— start of Material provided —

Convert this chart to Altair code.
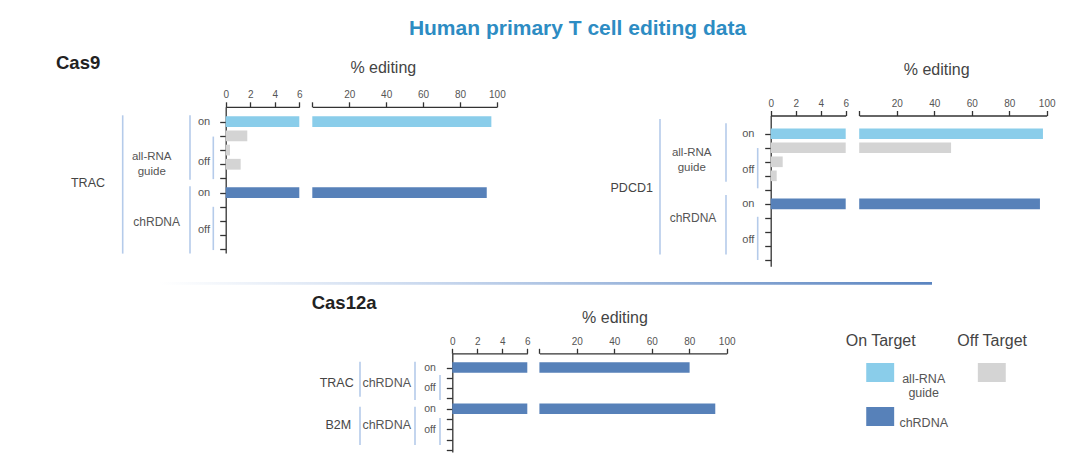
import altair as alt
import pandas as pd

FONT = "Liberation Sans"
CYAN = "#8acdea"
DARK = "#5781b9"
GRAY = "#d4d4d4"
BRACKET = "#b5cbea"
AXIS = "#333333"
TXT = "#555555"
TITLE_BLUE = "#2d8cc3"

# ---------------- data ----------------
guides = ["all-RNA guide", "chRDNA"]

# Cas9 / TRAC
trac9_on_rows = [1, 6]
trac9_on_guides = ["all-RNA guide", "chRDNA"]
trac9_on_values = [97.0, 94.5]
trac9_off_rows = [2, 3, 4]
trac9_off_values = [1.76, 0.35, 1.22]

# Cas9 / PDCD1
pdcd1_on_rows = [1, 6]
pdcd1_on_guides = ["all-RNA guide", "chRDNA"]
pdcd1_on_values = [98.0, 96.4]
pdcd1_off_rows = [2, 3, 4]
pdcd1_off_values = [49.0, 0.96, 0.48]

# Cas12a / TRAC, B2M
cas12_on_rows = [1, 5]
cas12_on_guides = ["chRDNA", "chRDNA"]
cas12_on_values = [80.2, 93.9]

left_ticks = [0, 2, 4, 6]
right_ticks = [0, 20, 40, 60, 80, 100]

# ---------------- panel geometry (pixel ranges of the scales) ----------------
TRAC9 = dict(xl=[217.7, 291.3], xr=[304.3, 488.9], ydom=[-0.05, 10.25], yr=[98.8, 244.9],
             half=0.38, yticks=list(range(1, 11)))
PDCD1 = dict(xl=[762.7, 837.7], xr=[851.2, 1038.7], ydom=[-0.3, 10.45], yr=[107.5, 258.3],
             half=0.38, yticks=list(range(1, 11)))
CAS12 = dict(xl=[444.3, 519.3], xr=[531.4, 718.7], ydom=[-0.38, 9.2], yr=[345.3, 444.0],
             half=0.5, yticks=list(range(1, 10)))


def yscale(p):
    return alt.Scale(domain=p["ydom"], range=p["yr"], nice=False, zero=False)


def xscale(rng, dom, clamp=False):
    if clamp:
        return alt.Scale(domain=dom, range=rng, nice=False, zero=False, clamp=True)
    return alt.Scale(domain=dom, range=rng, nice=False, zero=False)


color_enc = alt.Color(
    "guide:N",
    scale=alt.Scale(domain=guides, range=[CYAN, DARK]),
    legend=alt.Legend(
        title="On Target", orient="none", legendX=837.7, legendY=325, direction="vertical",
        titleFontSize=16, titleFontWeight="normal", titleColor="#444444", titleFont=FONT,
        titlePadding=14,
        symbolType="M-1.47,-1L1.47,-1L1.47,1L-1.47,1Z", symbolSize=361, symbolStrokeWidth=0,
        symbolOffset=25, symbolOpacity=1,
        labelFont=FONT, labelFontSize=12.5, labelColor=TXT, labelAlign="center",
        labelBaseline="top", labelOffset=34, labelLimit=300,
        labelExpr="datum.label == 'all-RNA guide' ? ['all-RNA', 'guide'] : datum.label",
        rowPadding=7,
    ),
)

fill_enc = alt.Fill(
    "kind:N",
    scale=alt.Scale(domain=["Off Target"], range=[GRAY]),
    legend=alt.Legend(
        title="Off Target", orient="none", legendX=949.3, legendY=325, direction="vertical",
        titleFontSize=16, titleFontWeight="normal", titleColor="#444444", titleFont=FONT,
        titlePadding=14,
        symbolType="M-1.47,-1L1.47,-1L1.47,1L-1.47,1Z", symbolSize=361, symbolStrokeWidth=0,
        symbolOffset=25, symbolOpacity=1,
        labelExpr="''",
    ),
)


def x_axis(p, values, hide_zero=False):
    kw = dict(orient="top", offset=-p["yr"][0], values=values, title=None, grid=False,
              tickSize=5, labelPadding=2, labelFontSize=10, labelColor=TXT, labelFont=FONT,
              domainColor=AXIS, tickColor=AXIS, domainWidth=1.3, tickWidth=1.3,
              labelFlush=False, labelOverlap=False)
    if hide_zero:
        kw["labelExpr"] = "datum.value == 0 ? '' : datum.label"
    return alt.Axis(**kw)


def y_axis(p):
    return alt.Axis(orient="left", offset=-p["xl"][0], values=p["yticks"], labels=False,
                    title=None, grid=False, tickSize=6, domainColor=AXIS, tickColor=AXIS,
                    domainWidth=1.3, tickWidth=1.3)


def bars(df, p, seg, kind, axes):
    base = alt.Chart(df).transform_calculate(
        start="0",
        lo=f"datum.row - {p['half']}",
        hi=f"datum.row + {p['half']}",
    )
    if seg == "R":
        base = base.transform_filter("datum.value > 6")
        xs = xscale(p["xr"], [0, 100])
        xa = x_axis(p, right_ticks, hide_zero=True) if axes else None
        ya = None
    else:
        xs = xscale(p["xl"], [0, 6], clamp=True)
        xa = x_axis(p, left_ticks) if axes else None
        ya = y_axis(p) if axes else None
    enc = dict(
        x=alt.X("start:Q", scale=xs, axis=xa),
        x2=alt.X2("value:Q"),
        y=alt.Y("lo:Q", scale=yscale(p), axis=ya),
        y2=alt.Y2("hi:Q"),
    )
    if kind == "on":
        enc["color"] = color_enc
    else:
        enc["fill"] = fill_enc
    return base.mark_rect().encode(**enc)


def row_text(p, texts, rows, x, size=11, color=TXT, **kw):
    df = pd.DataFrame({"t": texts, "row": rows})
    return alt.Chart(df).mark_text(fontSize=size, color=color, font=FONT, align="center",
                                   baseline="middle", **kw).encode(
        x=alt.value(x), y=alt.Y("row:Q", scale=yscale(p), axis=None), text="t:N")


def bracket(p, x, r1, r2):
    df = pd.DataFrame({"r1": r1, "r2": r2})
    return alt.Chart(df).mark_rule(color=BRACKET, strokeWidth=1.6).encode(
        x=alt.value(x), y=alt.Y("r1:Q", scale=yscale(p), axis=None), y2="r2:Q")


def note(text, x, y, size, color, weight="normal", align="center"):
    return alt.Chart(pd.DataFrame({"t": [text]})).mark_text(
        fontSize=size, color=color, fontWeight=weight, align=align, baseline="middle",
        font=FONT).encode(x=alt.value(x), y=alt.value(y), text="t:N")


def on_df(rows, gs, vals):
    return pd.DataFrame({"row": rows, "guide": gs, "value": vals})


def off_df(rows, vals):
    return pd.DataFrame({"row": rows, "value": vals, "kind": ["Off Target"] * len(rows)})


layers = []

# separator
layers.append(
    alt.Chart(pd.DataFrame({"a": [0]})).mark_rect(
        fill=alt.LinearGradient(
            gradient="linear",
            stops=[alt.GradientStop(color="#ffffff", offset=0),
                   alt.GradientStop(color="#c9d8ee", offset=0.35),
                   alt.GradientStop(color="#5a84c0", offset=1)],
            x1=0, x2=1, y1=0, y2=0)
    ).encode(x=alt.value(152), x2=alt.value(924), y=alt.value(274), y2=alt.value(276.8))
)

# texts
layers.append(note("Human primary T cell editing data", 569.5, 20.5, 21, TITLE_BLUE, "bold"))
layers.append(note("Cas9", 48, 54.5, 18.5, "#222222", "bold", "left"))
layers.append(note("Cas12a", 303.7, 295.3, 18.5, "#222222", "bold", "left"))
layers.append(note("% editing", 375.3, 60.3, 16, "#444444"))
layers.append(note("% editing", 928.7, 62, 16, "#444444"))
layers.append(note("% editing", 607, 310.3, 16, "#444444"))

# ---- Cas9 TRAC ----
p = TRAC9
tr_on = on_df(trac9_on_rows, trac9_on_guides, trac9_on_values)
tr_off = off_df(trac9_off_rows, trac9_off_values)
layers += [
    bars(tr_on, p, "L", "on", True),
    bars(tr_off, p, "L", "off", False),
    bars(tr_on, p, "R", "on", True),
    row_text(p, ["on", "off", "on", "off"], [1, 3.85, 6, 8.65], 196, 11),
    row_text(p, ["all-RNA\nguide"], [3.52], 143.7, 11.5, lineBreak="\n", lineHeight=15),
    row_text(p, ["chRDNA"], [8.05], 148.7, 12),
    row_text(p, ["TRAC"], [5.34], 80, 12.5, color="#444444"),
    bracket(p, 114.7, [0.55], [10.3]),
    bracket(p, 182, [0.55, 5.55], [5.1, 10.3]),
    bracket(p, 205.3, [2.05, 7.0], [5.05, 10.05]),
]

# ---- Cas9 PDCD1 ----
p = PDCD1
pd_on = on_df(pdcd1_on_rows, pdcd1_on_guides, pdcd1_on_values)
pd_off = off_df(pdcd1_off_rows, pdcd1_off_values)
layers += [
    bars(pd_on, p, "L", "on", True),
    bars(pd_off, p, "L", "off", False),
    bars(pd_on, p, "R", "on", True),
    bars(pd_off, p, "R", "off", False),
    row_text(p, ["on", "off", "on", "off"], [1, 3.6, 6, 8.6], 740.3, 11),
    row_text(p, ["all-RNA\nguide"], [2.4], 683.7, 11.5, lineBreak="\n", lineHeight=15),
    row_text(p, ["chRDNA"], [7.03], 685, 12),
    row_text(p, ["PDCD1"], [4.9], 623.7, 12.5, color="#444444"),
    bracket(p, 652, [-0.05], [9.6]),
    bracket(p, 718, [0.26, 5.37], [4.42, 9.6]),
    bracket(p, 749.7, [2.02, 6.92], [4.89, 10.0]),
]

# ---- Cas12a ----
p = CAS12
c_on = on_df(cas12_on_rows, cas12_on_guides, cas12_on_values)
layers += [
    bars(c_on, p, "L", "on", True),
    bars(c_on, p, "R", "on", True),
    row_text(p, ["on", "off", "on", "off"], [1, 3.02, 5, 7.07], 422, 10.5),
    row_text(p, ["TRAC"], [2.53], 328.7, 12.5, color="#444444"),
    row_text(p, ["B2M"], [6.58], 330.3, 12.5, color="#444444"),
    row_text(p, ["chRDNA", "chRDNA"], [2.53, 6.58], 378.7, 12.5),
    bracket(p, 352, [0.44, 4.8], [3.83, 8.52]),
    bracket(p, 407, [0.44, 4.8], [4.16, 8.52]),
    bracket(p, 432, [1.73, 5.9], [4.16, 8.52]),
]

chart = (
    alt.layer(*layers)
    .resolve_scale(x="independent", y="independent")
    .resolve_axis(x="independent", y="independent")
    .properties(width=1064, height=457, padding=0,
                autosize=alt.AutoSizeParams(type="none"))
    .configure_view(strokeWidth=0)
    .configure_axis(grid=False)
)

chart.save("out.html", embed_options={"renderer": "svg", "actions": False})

— end of Material provided —

> Objective
Write out each line of the listing above, exactly, from its first line to the line holding "right_ticks = [0, 20, 40, 60, 80, 100]", inclusive. Skip the pictures.

> The output
Convert this chart to Altair code.
import altair as alt
import pandas as pd

FONT = "Liberation Sans"
CYAN = "#8acdea"
DARK = "#5781b9"
GRAY = "#d4d4d4"
BRACKET = "#b5cbea"
AXIS = "#333333"
TXT = "#555555"
TITLE_BLUE = "#2d8cc3"

# ---------------- data ----------------
guides = ["all-RNA guide", "chRDNA"]

# Cas9 / TRAC
trac9_on_rows = [1, 6]
trac9_on_guides = ["all-RNA guide", "chRDNA"]
trac9_on_values = [97.0, 94.5]
trac9_off_rows = [2, 3, 4]
trac9_off_values = [1.76, 0.35, 1.22]

# Cas9 / PDCD1
pdcd1_on_rows = [1, 6]
pdcd1_on_guides = ["all-RNA guide", "chRDNA"]
pdcd1_on_values = [98.0, 96.4]
pdcd1_off_rows = [2, 3, 4]
pdcd1_off_values = [49.0, 0.96, 0.48]

# Cas12a / TRAC, B2M
cas12_on_rows = [1, 5]
cas12_on_guides = ["chRDNA", "chRDNA"]
cas12_on_values = [80.2, 93.9]

left_ticks = [0, 2, 4, 6]
right_ticks = [0, 20, 40, 60, 80, 100]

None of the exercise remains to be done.